Congress goes glacial on a red-hot problem
To paraphrase Groucho Marx, "Who are you going to believe: Congress or your own eyes?" If you believe Congress, which passed an irresponsible energy bill just before taking August off, you will also believe fossil fuels can be burned with impunity, the skies are sparkling and climate change is just something that happens with the seasons.
If you are Sen. Susan Collins, and you've just seen receding glaciers, bark beetles devouring spruce and ancient ice patches melting in Alaska, your own eyes tell you something very different. Your eyes, in fact, tell you what native people along the Alaskan coast will tell you: that they've never seen it so warm, that the permafrost is not only melting but melting to a deeper level than before, that their coastal lands are eroding.
This will confirm what a broad range of scientists are telling you: Human-induced climate change can be measured; its effects are felt most severely toward the poles.

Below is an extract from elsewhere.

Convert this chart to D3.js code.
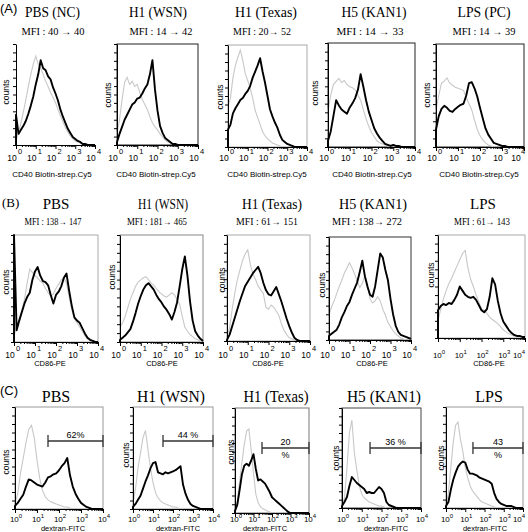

Though climate change is hugely complex and presents some benefits such as longer growing seasons and lower heating bills for some places, the negatives of flooding and, elsewhere, drought, wild swings in the weather, spreading infestations and disease, the added costs of going about daily life disastrously outstrip them.
To back up a little: You want the greenhouse-gas effect, which is what scientists called global warming before they called it climate change. Those gases are mostly water vapor and carbon dioxide, with some methane and nitrous oxide, that trap the heat from the sun and surround the earth in temperatures that humans like. Without this effect, average temperatures here would be a little below zero - great for the snowmobiling industry; not so great for the rest of us. When you hear about the greenhouse-gas effect these days, what's being talked about is the increased concentration of these gases. Since the Industrial Revolution, carbon dioxide in the air has increased 30 percent. Methane levels have more than doubled. Think of these gases in the atmosphere as blankets. No blanket and you're too cold; one provides the right amount of warmth; add another and sleep gets a little uncomfortable; a third, and you can't sleep at all. A surfeit of blankets is keeping scientists up at night and will soon awaken you, me and the 6.5 billion others reading this column.
Collins went to the Arctic this week with Sens. John McCain, Hillary Rodham Clinton and Lindsey Graham to see the kinds of destruction that slight changes in temperature can bring. Last fall, they had seen similar effects in Norway. Too bad they couldn't persuade more of their colleagues to join them. "It becomes so much more striking when you see the retreating glaciers and the melting permafrost and changing wildlife," Collins said.
Seeing is believing, yet doubts remain, both from reputable sources who observe the difficulty of saying anything definitive about so complicated an idea as climate change and from those who just don't want to hear that society, collectively and cooperatively, must change its ways. "The nonbelievers have gone from denying there's a problem," Collins observed, "to saying the problem is just part of natural variation. But science has been able to plot natural variation for centuries and what we're experiencing is an outlier - it doesn't fit the pattern."
Congress' chance to do something about this came and went with the energy bill last month. The Senate had managed to include legislation that would have required market-based reductions in greenhouse gases. House Republicans got rid of that provision, leaving some funding for alternative energy, a small hybrid-car rebate and a voluntary measure to fund technologies that reduce greenhouse gas intensity: emissions as a fraction of gross domestic product. But that number is already expected to decline without the subsidies. Feeble action in the face of serious problems.
Collins, who has an exemplary environmental record, supported the bill anyway. "The bill does take some [conservation] steps," she said by phone on her way to Glacier Bay National Park the other day, "but the climate change title is really quite weak." She voted for the bill, she said, because of its new standards for the national electric grid system and some useful local provisions for wind and biomass power. Thankfully the bill does not have, after years of fighting, liability protection for the producers of the toxic gasoline additive MTBE, which is in Maine groundwater. But passing the bill (it passed 76-24) also means largely forgetting about any substantial climate change legislation for another year. With a Republican White House and Congress, perhaps three years.
That's the unreality of Congress: a delegation can travel north to see - touch, if they feel like it - the devastation of a global problem, a problem Congress has the power to address through conservative and careful legislation, that must be addressed for the health of the planet, but the most it can accomplish is to prevent a toxic chemical from being given special legal protection that it never deserved in the first place.
Later this year, the Senate's Environment and Public Works Committee, chaired by Sen. James Inhofe, is expected to hold yet more hearings on climate change, where it will be argued that the extensive evidence pointing to its occurrence and its serious effects are part of a worldwide hoax. The hearings will be widely condemned by outraged environmentalists, but they will have served their purpose - to obfuscate and delay. Glaciers will continue to melt, flora and fauna will encounter more virulent pests and succumb, the weather will become more damaging, and Congress will move on to its next topic.
Todd Benoit is the editorial page editor of the Bangor Daily News.